To win, Warnock needed to turn out the Democrats’ coalition of Black voters, young voters, and suburban women turned off by the erosion of abortion rights — and the latter was frequently mentioned by women voters during interviews at the polls on Tuesday.
“People assume I’m going to vote for Herschel because I’m a big UGA fan,” said Michelle Wilson, 52, a real estate agent from Norcross who said she tends to vote for Democrats. But in fact, she was voting for Warnock because of his position on reproductive rights.
In Buckhead, Hartley Loomis, an 18-year-old who was voting in her first midterm, had cast a vote for Warnock. “The overturning of Roe vs. Wade was really important,” she said. She had tried to convince her mother, Kathy, to do the same, but Kathy had voted for Walker instead, calling the economy her biggest concern.
Charlei-Jane Manago, 28, had more luck with her mother, Louet Aidara. Manago convinced her mother to shake off her election fatigue and drove her to the polls; both women voted for Warnock.
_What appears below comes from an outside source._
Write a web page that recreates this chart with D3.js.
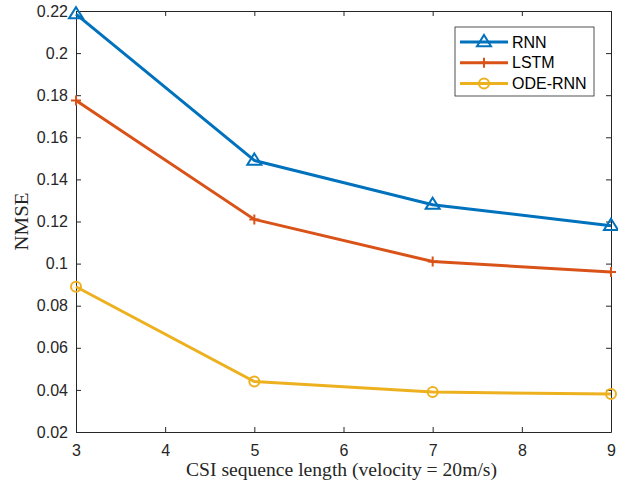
<!DOCTYPE html>
<html><head><meta charset="utf-8">
<script src="https://cdn.jsdelivr.net/npm/d3@7"></script>
<style>body{margin:0;background:#fff}</style>
</head><body>
<svg id="c" width="618" height="489"></svg>
<script>
const xValues = [3, 5, 7, 9];
const rnn = [0.2185, 0.149, 0.128, 0.118];
const lstm = [0.1775, 0.121, 0.101, 0.096];
const odeRnn = [0.089, 0.044, 0.039, 0.038];
const seriesNames = ["RNN", "LSTM", "ODE-RNN"];
const xTicks = [3, 4, 5, 6, 7, 8, 9];
const yTicks = [0.02, 0.04, 0.06, 0.08, 0.1, 0.12, 0.14, 0.16, 0.18, 0.2, 0.22];
const colors = ["#0072BD", "#D95319", "#EDB120"];

const svg = d3.select("#c");
const L = 76, R = 611, T = 11, B = 432;
const x = d3.scaleLinear().domain([3, 9]).range([L, R]);
const y = d3.scaleLinear().domain([0.02, 0.22]).range([B, T]);
const axisColor = "#262626";
const tickFont = "'Liberation Sans', Arial, sans-serif";
const serif = "'Liberation Serif', 'Times New Roman', serif";

const gx = svg.append("g").attr("transform", `translate(0,${B})`)
  .call(d3.axisBottom(x).tickValues(xTicks).tickFormat(d3.format("d")).tickSizeInner(-5).tickSizeOuter(0).tickPadding(13));
const gxt = svg.append("g").attr("transform", `translate(0,${T})`)
  .call(d3.axisTop(x).tickValues(xTicks).tickFormat("").tickSizeInner(-5).tickSizeOuter(0));
const gy = svg.append("g").attr("transform", `translate(${L},0)`)
  .call(d3.axisLeft(y).tickValues(yTicks).tickFormat(d => d3.format("")(+d.toFixed(2))).tickSizeInner(-5).tickSizeOuter(0).tickPadding(8));
const gyr = svg.append("g").attr("transform", `translate(${R},0)`)
  .call(d3.axisRight(y).tickValues(yTicks).tickFormat("").tickSizeInner(-5).tickSizeOuter(0));
[gx, gxt, gy, gyr].forEach(g => {
  g.select(".domain").attr("stroke", axisColor).attr("stroke-width", 1);
  g.selectAll(".tick line").attr("stroke", axisColor);
  g.selectAll("text").attr("fill", axisColor).style("font-family", tickFont).style("font-size", "16px");
});
gx.selectAll(".tick text").attr("dy", "0.71em");

const data = [rnn, lstm, odeRnn];
const line = d3.line().x((d, i) => x(xValues[i])).y(d => y(d));

function marker(g, type, cx, cy, color) {
  if (type === 0) {
    const s = 7;
    g.append("path").attr("d", `M${cx},${cy - s} L${cx + s},${cy + s * 0.6} L${cx - s},${cy + s * 0.6} Z`)
      .attr("fill", "none").attr("stroke", color).attr("stroke-width", 2);
  } else if (type === 1) {
    const s = 5;
    g.append("path").attr("d", `M${cx - s},${cy} H${cx + s} M${cx},${cy - s} V${cy + s}`)
      .attr("stroke", color).attr("stroke-width", 2);
  } else {
    g.append("circle").attr("cx", cx).attr("cy", cy).attr("r", 5)
      .attr("fill", "none").attr("stroke", color).attr("stroke-width", 2);
  }
}

data.forEach((vals, k) => {
  const g = svg.append("g");
  g.append("path").datum(vals).attr("d", line).attr("fill", "none")
    .attr("stroke", colors[k]).attr("stroke-width", 3);
  vals.forEach((v, i) => marker(g, k, x(xValues[i]), y(v), colors[k]));
});

// legend
const lg = svg.append("g");
lg.append("rect").attr("x", 455).attr("y", 27).attr("width", 139).attr("height", 69)
  .attr("fill", "#fff").attr("stroke", "#262626").attr("stroke-width", 0.8);
seriesNames.forEach((n, k) => {
  const ly = 42 + k * 20.7;
  lg.append("line").attr("x1", 460).attr("x2", 508).attr("y1", ly).attr("y2", ly)
    .attr("stroke", colors[k]).attr("stroke-width", 3);
  marker(lg, k, 484, ly, colors[k]);
  lg.append("text").attr("x", 512).attr("y", ly).attr("dy", "0.36em").text(n)
    .attr("fill", "#000").style("font-family", tickFont).style("font-size", "16px");
});

svg.append("text").attr("x", (L + R) / 2 - 2).attr("y", 476).attr("text-anchor", "middle")
  .attr("textLength", 311).attr("lengthAdjust", "spacingAndGlyphs")
  .style("font-family", serif).style("font-size", "18px").attr("fill", axisColor)
  .text("CSI sequence length (velocity = 20m/s)");
svg.append("text").attr("transform", `translate(28,${(T + B) / 2}) rotate(-90)`).attr("text-anchor", "middle")
  .attr("textLength", 58).attr("lengthAdjust", "spacingAndGlyphs")
  .style("font-family", serif).style("font-size", "18px").attr("fill", axisColor)
  .text("NMSE");
</script>
</body></html>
“It is our civic duty, because we’re Black women. Our lives and our uteruses depend on it,” Manago said, calling Walker — whose name she refused to utter — an “imbecile.”
And Shayna Bailey, 31, a recent transplant from New York, said she cast a vote for Warnock because she wanted to vote for a candidate who supports gun control. She was nervous about the results, she said, and determined to do her part.
“The first election was so close, clearly it matters,” said Bailey, who expressed one more hope after a grueling and cash-soaked election season, regardless of who won.
“I’m hoping to stop getting phone calls and texts,” she said.